O passado assombra nossa liberdade; é sempre ele que coloca limites aos sonhos futuros. O tempo, para nós, não é uma repetição que recomeça periodicamente como um ciclo, mas uma linha, um percurso. Sua continuidade acarreta uma consequência: avançamos carregando o peso do que já foi. Viver é construir um passado que decide nossos futuros possíveis.
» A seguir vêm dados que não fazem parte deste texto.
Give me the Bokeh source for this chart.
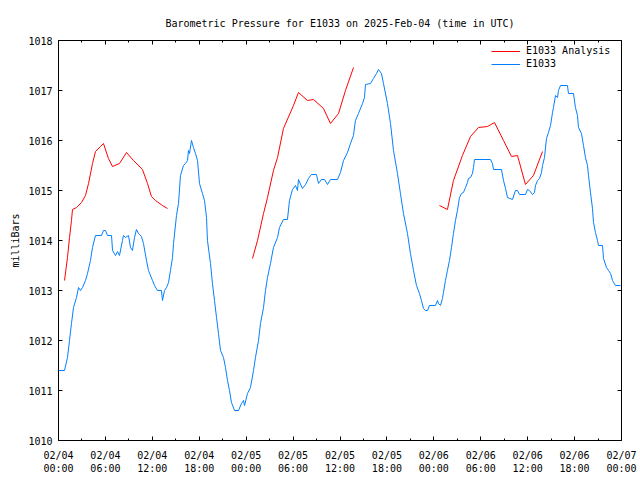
import math
from bokeh.plotting import figure
from bokeh.models import (FixedTicker, LinearAxis, Range1d, Legend, LegendItem,
                          CustomLabelingPolicy)
from bokeh.embed import file_html
from bokeh.resources import INLINE

FONT = "DejaVu Sans Mono"
TITLE = "Barometric Pressure for E1033 on 2025-Feb-04 (time in UTC)"

# x = hours since 2025-02-04 00:00 UTC
tick_hours = [0, 6, 12, 18, 24, 30, 36, 42, 48, 54, 60, 66, 72]
tick_labels = ["02/04\n00:00", "02/04\n06:00", "02/04\n12:00", "02/04\n18:00",
               "02/05\n00:00", "02/05\n06:00", "02/05\n12:00", "02/05\n18:00",
               "02/06\n00:00", "02/06\n06:00", "02/06\n12:00", "02/06\n18:00",
               "02/07\n00:00"]
minor_hours = [3, 9, 15, 21, 27, 33, 39, 45, 51, 57, 63, 69]
y_ticks = [1010, 1011, 1012, 1013, 1014, 1015, 1016, 1017, 1018]

# E1033 observed pressure (mbar)
obs_hours = [
    0.0, 0.77, 1.15, 1.41, 1.66, 1.92, 2.3, 2.56, 2.81, 3.07,
    3.45, 3.71, 4.09, 4.35, 4.73, 5.5, 5.75, 6.01, 6.27, 6.78,
    6.91, 7.29, 7.55, 7.8, 8.18, 8.31, 8.57, 8.95, 9.21, 9.46,
    9.72, 9.97, 10.23, 10.61, 10.87, 11.25, 11.51, 12.02, 12.28, 12.66,
    13.17, 13.3, 13.56, 13.81, 14.07, 14.32, 14.58, 14.71, 15.09, 15.35,
    15.6, 15.98, 16.24, 16.5, 16.62, 16.75, 17.01, 17.26, 17.52, 17.78,
    18.03, 18.41, 18.67, 18.93, 19.05, 19.44, 19.69, 19.95, 20.21, 20.46,
    20.72, 21.1, 21.36, 21.61, 21.87, 22.12, 22.51, 23.02, 23.4, 23.66,
    23.79, 24.17, 24.55, 24.94, 25.19, 25.58, 25.83, 26.22, 26.47, 26.73,
    27.11, 27.49, 28.01, 28.26, 28.77, 29.28, 29.54, 29.92, 30.31, 30.56,
    30.69, 31.2, 31.59, 31.97, 32.35, 32.99, 33.25, 33.63, 34.02, 34.4,
    34.78, 35.68, 36.06, 36.45, 36.96, 37.34, 37.72, 37.98, 38.36, 38.88,
    39.13, 39.26, 39.9, 40.28, 40.67, 40.92, 41.3, 41.56, 42.07, 42.46,
    42.84, 43.35, 43.73, 44.12, 44.63, 45.01, 45.4, 45.78, 46.16, 46.42,
    46.68, 46.93, 47.19, 47.44, 48.21, 48.47, 48.59, 48.85, 49.1, 49.23,
    49.49, 49.74, 50.0, 50.26, 50.51, 50.77, 51.02, 51.28, 51.53, 51.79,
    52.05, 52.3, 52.43, 52.69, 52.94, 53.07, 53.2, 55.25, 55.5, 55.63,
    56.65, 56.91, 57.17, 57.42, 58.06, 58.44, 58.7, 58.95, 59.72, 59.98,
    60.23, 60.62, 60.87, 61.0, 61.26, 61.51, 61.77, 61.9, 62.15, 62.41,
    62.66, 62.92, 63.18, 63.3, 63.56, 63.82, 63.94, 64.2, 65.09, 65.22,
    65.86, 66.11, 66.37, 66.5, 66.88, 67.14, 67.39, 67.65, 67.78, 68.03,
    68.29, 68.42, 68.67, 68.93, 69.06, 69.57, 69.7, 70.08, 70.34, 70.6,
    70.85, 71.23, 71.87,
]
obs_mbar = [
    1011.4, 1011.4, 1011.66, 1012.0, 1012.34, 1012.66, 1012.86, 1013.06, 1013.0, 1013.06,
    1013.2, 1013.34, 1013.6, 1013.86, 1014.1, 1014.1, 1014.2, 1014.2, 1014.1, 1014.1,
    1013.8, 1013.7, 1013.78, 1013.7, 1014.0, 1014.1, 1014.06, 1014.1, 1013.86, 1013.8,
    1014.06, 1014.22, 1014.14, 1014.08, 1013.94, 1013.6, 1013.4, 1013.2, 1013.1, 1013.0,
    1013.0, 1012.8, 1013.0, 1013.06, 1013.16, 1013.4, 1013.66, 1013.94, 1014.5, 1014.74,
    1015.3, 1015.5, 1015.54, 1015.6, 1015.8, 1015.74, 1016.0, 1015.86, 1015.74, 1015.6,
    1015.14, 1014.94, 1014.8, 1014.46, 1014.0, 1013.54, 1013.14, 1012.8, 1012.46, 1012.14,
    1011.8, 1011.66, 1011.46, 1011.2, 1011.0, 1010.76, 1010.6, 1010.6, 1010.74, 1010.8,
    1010.7, 1010.94, 1011.06, 1011.4, 1011.66, 1012.0, 1012.34, 1012.66, 1013.0, 1013.26,
    1013.54, 1013.86, 1014.06, 1014.26, 1014.42, 1014.42, 1014.8, 1015.02, 1015.1, 1015.0,
    1015.22, 1015.04, 1015.12, 1015.24, 1015.32, 1015.32, 1015.14, 1015.22, 1015.22, 1015.12,
    1015.22, 1015.22, 1015.36, 1015.6, 1015.76, 1015.94, 1016.1, 1016.4, 1016.54, 1016.74,
    1016.86, 1017.12, 1017.14, 1017.24, 1017.34, 1017.42, 1017.34, 1017.14, 1016.74, 1016.34,
    1015.8, 1015.34, 1014.94, 1014.54, 1014.14, 1013.74, 1013.4, 1013.1, 1012.94, 1012.8,
    1012.64, 1012.6, 1012.6, 1012.7, 1012.7, 1012.8, 1012.74, 1012.7, 1012.84, 1012.96,
    1013.2, 1013.4, 1013.6, 1013.86, 1014.14, 1014.4, 1014.6, 1014.86, 1014.94, 1014.96,
    1015.06, 1015.16, 1015.24, 1015.26, 1015.34, 1015.46, 1015.62, 1015.62, 1015.54, 1015.42,
    1015.42, 1015.2, 1015.04, 1014.86, 1014.82, 1015.0, 1015.0, 1014.92, 1014.92, 1015.02,
    1015.0, 1014.92, 1014.96, 1015.1, 1015.2, 1015.24, 1015.36, 1015.5, 1015.66, 1016.04,
    1016.16, 1016.3, 1016.56, 1016.66, 1016.9, 1016.86, 1017.0, 1017.1, 1017.1, 1016.94,
    1016.94, 1016.66, 1016.5, 1016.26, 1016.14, 1015.9, 1015.66, 1015.5, 1015.3, 1014.96,
    1014.64, 1014.36, 1014.16, 1014.0, 1013.9, 1013.9, 1013.64, 1013.46, 1013.4, 1013.34,
    1013.2, 1013.1, 1013.1,
]
assert len(obs_hours) == len(obs_mbar)

# E1033 Analysis, three runs
ana1_hours = [0.77, 1.15, 1.41, 1.66, 1.79, 2.3, 2.94, 3.45, 3.84, 4.35, 4.73, 5.37,
              5.75, 6.39, 6.91, 7.8, 8.7, 9.59, 10.74, 11.38, 11.89, 12.4, 13.3, 13.94]
ana1_mbar = [1013.2, 1013.66, 1014.06, 1014.4, 1014.62, 1014.66, 1014.76, 1014.9, 1015.14,
             1015.54, 1015.78, 1015.88, 1015.94, 1015.64, 1015.48, 1015.54, 1015.76, 1015.6,
             1015.42, 1015.14, 1014.88, 1014.8, 1014.7, 1014.64]
ana2_hours = [24.81, 25.45, 26.22, 26.73, 27.49, 28.01, 28.77, 30.05, 30.69, 31.84,
              32.61, 33.89, 34.78, 35.81, 36.7, 37.73]
ana2_mbar = [1013.64, 1014.0, 1014.54, 1014.86, 1015.4, 1015.66, 1016.24, 1016.7, 1016.96,
             1016.8, 1016.82, 1016.64, 1016.34, 1016.54, 1017.0, 1017.46]
ana3_hours = [48.72, 49.74, 50.51, 51.66, 52.69, 53.71, 54.86, 55.76, 56.91, 57.93,
              58.7, 59.72, 60.74, 61.9]
ana3_mbar = [1014.7, 1014.62, 1015.2, 1015.7, 1016.08, 1016.26, 1016.28, 1016.36, 1016.0,
             1015.68, 1015.7, 1015.12, 1015.3, 1015.78]

nan = float("nan")
ana_hours = ana1_hours + [nan] + ana2_hours + [nan] + ana3_hours
ana_mbar = ana1_mbar + [nan] + ana2_mbar + [nan] + ana3_mbar

p = figure(width=640, height=480, output_backend="svg", toolbar_location=None,
           x_range=Range1d(0, 72), y_range=Range1d(1010, 1018),
           min_border_left=58, min_border_right=19, min_border_top=40,
           min_border_bottom=40, title=TITLE)
p.xgrid.visible = False
p.ygrid.visible = False
p.outline_line_color = "black"
p.outline_line_alpha = 1.0
p.outline_line_width = 1
p.background_fill_color = "white"
p.border_fill_color = "white"

p.title.text_font = FONT
p.title.text_font_size = "10px"
p.title.text_font_style = "normal"
p.title.align = "center"
p.title.text_color = "black"
p.title.standoff = 23

xticker = FixedTicker(ticks=tick_hours, minor_ticks=minor_hours)
yticker = FixedTicker(ticks=y_ticks, minor_ticks=[])

xa = p.xaxis[0]
xa.ticker = xticker
xa.major_label_overrides = {t: lab for t, lab in zip(tick_hours, tick_labels)}
ya = p.yaxis[0]
ya.ticker = yticker
ya.axis_label = "milliBars"
ya.axis_label_text_font_style = "normal"
ya.axis_label_text_font = FONT
ya.axis_label_text_font_size = "10px"
ya.axis_label_text_color = "black"
ya.axis_label_standoff = 4
xa.major_label_standoff = 9
ya.major_label_standoff = 6

for ax in (xa, ya):
    ax.axis_line_color = None
    ax.major_tick_in = 4
    ax.major_tick_out = 0
    ax.minor_tick_in = 2
    ax.minor_tick_out = 0
    ax.major_tick_line_color = "black"
    ax.minor_tick_line_color = "black"
    ax.major_label_text_font = FONT
    ax.major_label_text_font_size = "10px"
    ax.major_label_text_color = "black"

hide_labels = CustomLabelingPolicy(code="""
try {
  const n = indices.size
  for (let i = 0; i < n; i++) { indices.unset(i) }
} catch (e) {}
return indices
""")

top = LinearAxis(ticker=xticker)
p.add_layout(top, "above")
right = LinearAxis(ticker=yticker)
p.add_layout(right, "right")
for ax in (top, right):
    ax.axis_line_color = None
    ax.major_tick_in = 4
    ax.major_tick_out = 0
    ax.minor_tick_in = 2
    ax.minor_tick_out = 0
    ax.major_label_text_font_size = "0px"
    ax.major_label_standoff = 0
    ax.major_label_policy = hide_labels

r_ana = p.line(x=ana_hours, y=ana_mbar, line_color="#ff0000", line_width=1)
r_obs = p.line(x=obs_hours, y=obs_mbar, line_color="#0080ff", line_width=1)

legend = Legend(items=[LegendItem(label="E1033 Analysis", renderers=[r_ana]),
                       LegendItem(label="E1033", renderers=[r_obs])],
                location=(431, 369))
legend.background_fill_alpha = 0
legend.border_line_alpha = 0
legend.label_text_font = FONT
legend.label_text_font_size = "10px"
legend.label_text_color = "black"
legend.glyph_width = 29
legend.glyph_height = 10
legend.label_height = 10
legend.spacing = 2
legend.padding = 2
legend.margin = 0
legend.label_standoff = 6
p.add_layout(legend)

open("out.html", "w").write(file_html(p, INLINE))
Preferiríamos esquecer. E não é só no fim de ano que acreditamos poder jogar a louça velha pela janela. O adolescente imagina que, saindo de casa, começará uma vida nova, sem as imposições de sua antiga existência de filho ou de filha. O adulto imagina que, separando-se do parceiro ou da parceira, criará novas relações, diferentes, prazerosas e respeitosas do outro. Muitos imaginam que, ao se mudarem para uma cidade distante ou para outro país onde ninguém os conheça, se reinventarão completamente, aproveitando toda a sua sabedoria acumulada. O lema é : "Desta vez, será diferente".

Horácio, que talvez seja o mais moderno dos poetas romanos, já dizia que "os que atravessam o mar mudam de céu, não de alma". Seu verso vale para qualquer mudança.

A fé ilusória nos novos começos, atributo da modernidade, alimentou (e ainda alimenta) cada tipo de sonho, desde as utopias sociais do século 19 até o mito do "self-made man".

Na aurora do século 20, a psicanálise, estraga-prazeres, veio lembrar que viajamos sempre com mais malas do que é preciso e que não adianta jogá-las pela janela. Para diminuir o excesso de peso, melhor abri-las, repertoriar o conteúdo e decidir o que fazer com ele.

Na passagem de ano, em suma, a dificuldade está em lidar com os restos do ano que acaba (e dos que o antecederam). Por desgastados e puídos que sejam, não são tirados de nossas costas pela simples defenestração.

A todos os que querem mudança, desejo um "adeus, ano velho" feliz e eficaz.